All this is particularly bad news for investment banks. Nevertheless, they are still finding ways to make money. If companies aren’t looking for potential takeover targets, raising debt in the capital markets or seeking a stock market listing, it might be time for them to follow the poor beleaguered telecoms companies and look at restructuring to improve shareholder returns.

Bankers estimate that restructuring could involve fees of 0.5% to 1%, a sum not to be sneezed at in a securities deal worth, say, £1bn. But the business is not limited to the bulge bracket banks which play at the top level of the game. Small investment bank Close Brothers, for instance, has been in the corporate restructuring market for some time, as has Rothschild.

Both have specialist teams. Close Brothers has even carved out a lucrative niche in partnership with US restructuring specialist Houlihan Lokey.

It tends to look at the bond-holder sector and is specialised in high-yield restructuring.

Some of the large European investment banks have come at this idea from a different angle. ABN Amro and West LB are prepared to take an equity position and put up cash for distressed companies. The Wall Street clique, on the other hand, are generally involved in situations where they already have an exposure. For example, Goldman Sachs is running the auction process for Energis, which is already in talks with a potential buyer.

The competition for restructuring mandates is tough, with a number of players, including the big accountancy firms, looking for work. “We provide transaction support, including due diligence, tax structuring and all the other services required in a big de-merger,” says Colin Cook, head of UK transaction services at KPMG. “The number of FTSE-350 companies doing this has accelerated over the past year. There is more pressure to improve capital structure and put debt in different vehicles.”

De-merger currently seems to be the most common method of restructuring. The past few months have thrown up major examples, such as BT de-merging mm02 and Kingfisher, its Woolworth subsidiary. The process became popular in the mid-1990s, when one of the biggest deals was the ICI-Zeneca de-merger. It remains so because it allows investors to choose what vehicle they wish to be in and allows capital and debt to be properly allocated.

The mm02 de-merger, for example, gave BT a completely new debt profile.
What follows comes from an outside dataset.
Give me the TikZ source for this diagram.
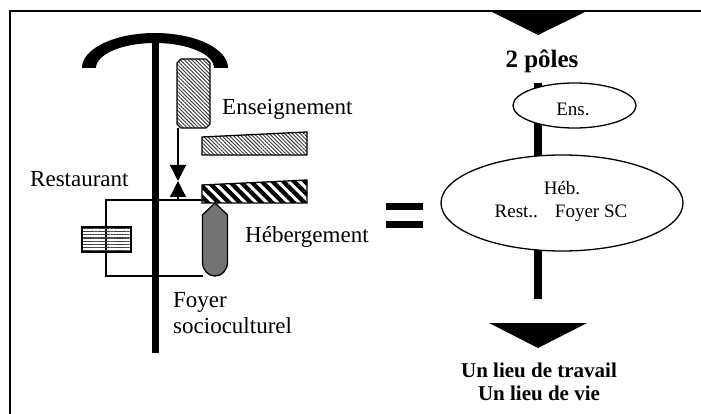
\documentclass[tikz,border=0pt]{standalone}
\usepackage{fontspec}
\setmainfont{Liberation Serif}
\usetikzlibrary{arrows.meta,patterns.meta,shapes.geometric}

\begin{document}
\begin{tikzpicture}[x=1pt,y=-1pt,
  lbl/.style={anchor=base west, inner sep=0pt, font=\fontsize{23}{27}\selectfont},
  small/.style={anchor=base, inner sep=0pt, font=\fontsize{19}{23}\selectfont},
  boldtxt/.style={anchor=base, inner sep=0pt, font=\fontsize{21}{25}\selectfont\bfseries},
  thin/.style={line width=1.2pt},
  outline/.style={draw=black, line width=1.3pt},
  finehatch/.style={outline, pattern={Lines[angle=-45,distance=2.7pt,line width=0.9pt]}, pattern color=black!80},
  boldhatch/.style={outline, pattern={Lines[angle=-45,distance=7.6pt,line width=4.2pt]}, pattern color=black},
  pole/.style={ellipse, draw=black, line width=1.3pt, fill=white, inner sep=0pt},
  meet/.style={-{Triangle[width=16pt,length=16pt]}, thin}
]
\useasboundingbox (0,0) rectangle (701,414);

% frame
\draw[line width=1.5pt] (10,414) -- (10,11) -- (701,11);

% ---------------- left: the site plan ----------------
% thin service lines
\coordinate (l1a) at (106,200);
\coordinate (l1b) at (203,200);
\coordinate (l2a) at (106,276);
\coordinate (l2b) at (203,276);
\draw[thin] (l1b) -- (l1a) -- (l2a) -- (l2b);

% main spine with its crescent head
\fill (151.5,40) rectangle (158.5,353);
\fill plot[domain=180:360, samples=60] ({155+73*cos(\x)}, {68+35*sin(\x)})
   -- plot[domain=360:180, samples=60] ({155+59*cos(\x)}, {68+25*sin(\x)}) -- cycle;

% teaching block (chamfered corners)
\draw[finehatch] (181,59) -- (206,59) -- (210,63) -- (210,124) -- (206,128)
   -- (181,128) -- (177,124) -- (177,63) -- cycle;
\coordinate (ensblock) at (193.5,93.5);

% two slanted wings
\draw[finehatch] (202,137) -- (307,132) -- (307,155) -- (202,155) -- cycle;
\coordinate (wing1) at (254,145);
\draw[boldhatch] (202,185) -- (307,180) -- (307,203) -- (202,203) -- cycle;
\coordinate (wing2) at (254,193);

% arrows meeting between the blocks
\coordinate (meetpt) at (178,181);
\coordinate (ensfoot) at (178,128.5);
\coordinate (linefoot) at (178,200);
\draw[meet] (ensfoot) -- (meetpt);
\draw[meet] (linefoot) -- (meetpt);

% restaurant block
\node[rectangle, minimum width=49pt, minimum height=25pt, inner sep=0pt, outline,
      pattern={Lines[angle=0,distance=3.2pt,line width=1.3pt]}, pattern color=black!75]
      (restblock) at (106.5,239.5) {};

% social centre block
\draw[outline, fill=black!55] (215,203) -- (227.5,215) -- (227.5,262)
   .. controls (227.5,270) and (222,276) .. (215,276)
   .. controls (208,276) and (202.5,270) .. (202.5,262) -- (202.5,215) -- cycle;
\coordinate (foyerblock) at (215,240);

% labels
\node[lbl] (tens) at (222,115) {Enseignement};
\node[lbl] (trest) at (30,187) {Restaurant};
\node[lbl] (theb) at (245,242) {Hébergement};
\node[lbl] (tfoy1) at (173,307) {Foyer};
\node[lbl] (tfoy2) at (173,333) {socioculturel};

% equals sign
\fill (386,203) rectangle (423,209.5);
\fill (386,221) rectangle (423,227.5);

% ---------------- right: the two poles ----------------
\fill (490,11) -- (587,11) -- (538,35) -- cycle;
\node[anchor=base, inner sep=0pt, font=\fontsize{25}{29}\selectfont\bfseries] (poles) at (542,68) {2 pôles};

\coordinate (bartop) at (538,83);
\coordinate (barbot) at (538,299);
\draw[line width=8pt] (bartop) -- (barbot);

\node[pole, minimum width=123pt, minimum height=45pt] (ens) at (574.5,105.5) {};
\node[pole, minimum width=242pt, minimum height=96pt] (heb) at (562,203) {};

\begin{scope}
  \clip (520,90) rectangle (630,115);
  \node[small] (tens2) at (573,116) {Ens.};
\end{scope}
\node[small] (theb2) at (562,195) {Héb.};
\node[small] (trest2) at (561,218) {Rest..\hspace{17pt}Foyer SC};

\fill (489,323) -- (587,323) -- (538,348) -- cycle;
\node[boldtxt] (out1) at (539,377) {Un lieu de travail};
\node[boldtxt] (out2) at (539,400) {Un lieu de vie};
\end{tikzpicture}
\end{document}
The classic situation that triggers a de-merger would be when a finance director looks at his company’s share price and sees that it is below market expectations and believes this is because potential investors are unable to invest in the part of the business they think has profit potential.

“The de-merger can clarify a company’s strategy and market position,” says Cook.

For the banks and accountancy firms, restructuring provides an opportunity to bring together the skills of its debt and equity people, who normally work independently. “Typically, people with a client relationship will get the first scent of a company needing a deal and they pass it on to specialists,” says an investment banker. “The result is that you might get someone from Goldman Sachs calling on Tuesday to talk about equity and someone else calling on Friday to talk about debt. In the case of a restructuring it’s not pure equity or debt. The FD will say he’s got a problem and ask the bank for help. The bank has got to produce people with skills to issue new equity or cancel debt.”

One of the problems banks face is that this is not a full-blown recession like that in the early 1990s, when corporate activity was halted for several years. Deals are being done, M&A teams are handling some business and it is not easy to target them on one side of the spectrum or another.

But restructuring can fill the gap nicely.